Dopo la breve pausa estiva e dopo l’interminabile pausa Covid, il Teatro alla Scala riapre o meglio si apre alla regione e al mondo inviando la sua orchestra e il suo coro a eseguire in ricordo delle vittime della pandemia il Requiem di Giuseppe Verdi nelle cornici sacre e austere del Duomo di Milano (4 settembre), della Basilica di Santa Maria Maggiore di Bergamo (7 settembre) e del Duomo Vecchio di Brescia (9 settembre), sotto la guida del direttore musicale Riccardo Chailly e al cospetto di autorità nazionali e locali.

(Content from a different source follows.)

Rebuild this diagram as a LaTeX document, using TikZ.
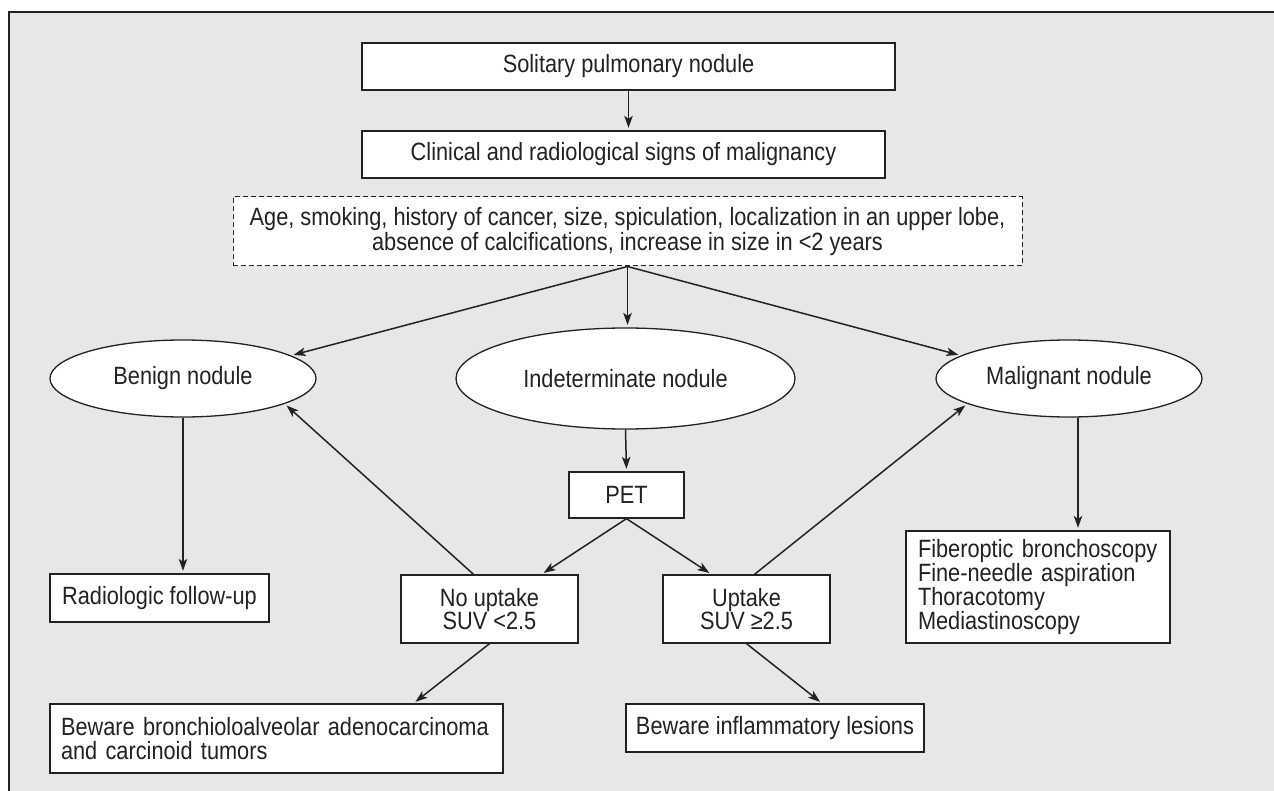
\documentclass[tikz,border=0pt]{standalone}
\usepackage{fontspec}
\setmainfont{Liberation Sans}[FakeStretch=0.87]
\usetikzlibrary{shapes.geometric,arrows.meta}
\definecolor{panel}{HTML}{E6E7E9}
\definecolor{ink}{HTML}{222222}

\tikzset{
  flow/.style={
    every node/.style={font=\fontsize{25}{22}\selectfont,text=ink},
  }
}

\begin{document}
\begin{tikzpicture}[x=1pt, y=-1pt, flow]
            \tikzstyle{box}=[draw=ink,line width=1.3pt,fill=white,inner sep=0pt]
            \tikzstyle{oval}=[box,ellipse]
            \tikzstyle{listbox}=[box,align=left,inner xsep=11pt]
            \tikzstyle{link}=[-{Stealth[length=12pt,width=8.5pt,inset=3pt]},line width=1.5pt,draw=ink,shorten >=2.5pt]

            \useasboundingbox (0,0) rectangle (1274,791);
            \fill[panel] (9,12) rectangle (1274,791);
            \draw[line width=1.5pt,draw=ink] (9,791) -- (9,12) -- (1274,12);

            \node[box,minimum width=533pt,minimum height=47pt] (S) at (628.5,66.5) {Solitary pulmonary nodule};
            \node[box,minimum width=523pt,minimum height=47pt] (C) at (623.5,154.5) {Clinical and radiological signs of malignancy};
            \node[box,dashed,dash pattern=on 5pt off 3pt,line width=1pt,minimum width=789pt,minimum height=69pt,align=center] (R) at (627.5,231.5)
                {Age, smoking, history of cancer, size, spiculation, localization in an upper lobe,\\absence of calcifications, increase in size in <2 years};

            \node[oval,minimum width=266pt,minimum height=77pt] (B) at (183,378.5) {Benign nodule};
            \node[oval,minimum width=339pt,minimum height=101pt] (I) at (625.5,378.5) {Indeterminate nodule};
            \node[oval,minimum width=266pt,minimum height=77pt] (M) at (1069,378.5) {Malignant nodule};

            \node[box,minimum width=115pt,minimum height=46pt] (P) at (626.5,495) {PET};
            \node[box,minimum width=177pt,minimum height=68pt,align=center] (N) at (489.5,609) {No uptake\\SUV <2.5};
            \node[box,minimum width=167pt,minimum height=68pt,align=center] (U) at (746.5,609) {Uptake\\SUV ≥2.5};

            \node[box,minimum width=219pt,minimum height=48pt] (Rd) at (159.5,598) {Radiologic follow-up};
            \node[listbox,font=\fontsize{25}{24}\selectfont,text width=431pt,minimum height=69pt] (W1) at (276.5,738.5) {Beware bronchioloalveolar adenocarcinoma\\and carcinoid tumors};
            \node[box,minimum width=298pt,minimum height=48pt] (W2) at (775,728) {Beware inflammatory lesions};
            \node[listbox,inner xsep=12pt,text width=240pt,minimum height=112pt] (F) at (1038,587)
                {Fiberoptic bronchoscopy\\Fine-needle aspiration\\Thoracotomy\\Mediastinoscopy};

            \draw[link] (S.south) -- (S.south |- C.north);
            \draw[link] (R.south) -- (B.12);
            \draw[link] (R.south) -- (R.south |- I.north);
            \draw[link] (R.south) -- (M.168);
            \draw[link] (I.south) -- (P.north);
            \draw[link] (P.south) -- ([xshift=52pt]N.north);
            \draw[link] (P.south) -- ([xshift=-35pt]U.north);
            \draw[link] ([xshift=-16pt]N.north) -- (B.-14);
            \draw[link] ([xshift=8pt]U.north) -- (M.-166);
            \draw[link] (N.south) -- ([xshift=137pt]W1.north);
            \draw[link] (U.south) -- ([xshift=47pt]W2.north);
            \draw[link] (B.south) -- (B.south |- Rd.north);
            \draw[link] ([xshift=9pt]M.south) -- ([xshift=40pt]F.north);

        \end{tikzpicture}
\end{document}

AL CONCERTO di Milano hanno assistito il Presidente della Repubblica Sergio Mattarella, il Ministro per i beni e le attività culturali e per il turismo Dario Franceschini, la Presidente della Corte Costituzionale Marta Cartabia, il Sindaco della città Giuseppe Sala, il Presidente della Regione Attilio Fontana, l’Arcivescovo Mario Enrico Delpini, insieme a un numero nutrito di altre autorità e celebrità. Ma soprattutto la cittadinanza, in particolare quella rimasta eroicamente attiva durante la pandemia (medici, infermieri, trasportatori, forze dell’ordine ecc.), vera ospite d’onore, che ha potuto assistere all’evento, oltre che dai banchi del Duomo, anche attraverso la diretta su Rai5, Arté, Radio3 Rai e sui megaschermi della Basilica di Codogno (dove è stato diagnosticato il primo caso di Coronavirus) e delle chiese milanesi di San Michele Arcangelo, Santa Rita al Corvetto, Santa Rita alla Barona e Sant’Agnese nel quartiere Vialba.

L’OCCASIONE non è, come di consueto con questo componimento grandioso e straziante, quella di una festività liturgica o di un ritrovo mondano, ma quella commossa di un rito collettivo necessario: piangere i propri morti insieme, condividere un lutto il cui peso è stato esacerbato dal trauma di aver perso parenti e amici senza poterli accompagnare, confinati in un isolamento allo stesso tempo doveroso e disumano. Il pubblico è entrato composto e circospetto, superando i controlli, anch’essi rituali, con i quali le persone di buona volontà stanno tentando faticosamente di convivere ormai da mesi, risparmiando momentaneamente alle millenarie volte a crociera del Duomo l’onta di affacciarsi sulle intemperanze ripugnanti di viveur incalliti, egoisti recidivi e ignoranti negazionisti.

SUBITO dopo l’appello accorato dell’Arcivescovo a “condividere le ferite, la fierezza e la preghiera”, le note del Requiem, anche prima del fragoroso “Dies irae”, hanno spazzato via non tanto il mondo esterno, come sarebbe successo in un concerto ordinario, ma la sue impurità, le sue patologie: quelle dell’anima, non quelle del corpo, che siamo stati tutti chiamati a ricordare e a comprendere, come le comprende l’incommensurabile partitura di Verdi nello sforzo titanico di redimere l’umana caducità e il dolore che essa provoca. Chailly ha diretto con intensità e partecipazione Krassimira Stoyanova, Elīna Garanča, Francesco Meli, René Pape e il coro scaligero, che hanno dato voce allo strazio che erompe, si ascolta e si ricompone in preghiera. Una preghiera che è salita alle volte mute del Duomo risucchiata dalle sue colonne gelide e vertiginose, mentre sulle guance contratte di alcuni scendevano lacrime infuocate e altri bisbigliavamo il fugato finale “Libera me Domine de morte eterna”, invocando di essere liberati dalla dannazione divina o più umilmente dall’umanissima paura della morte.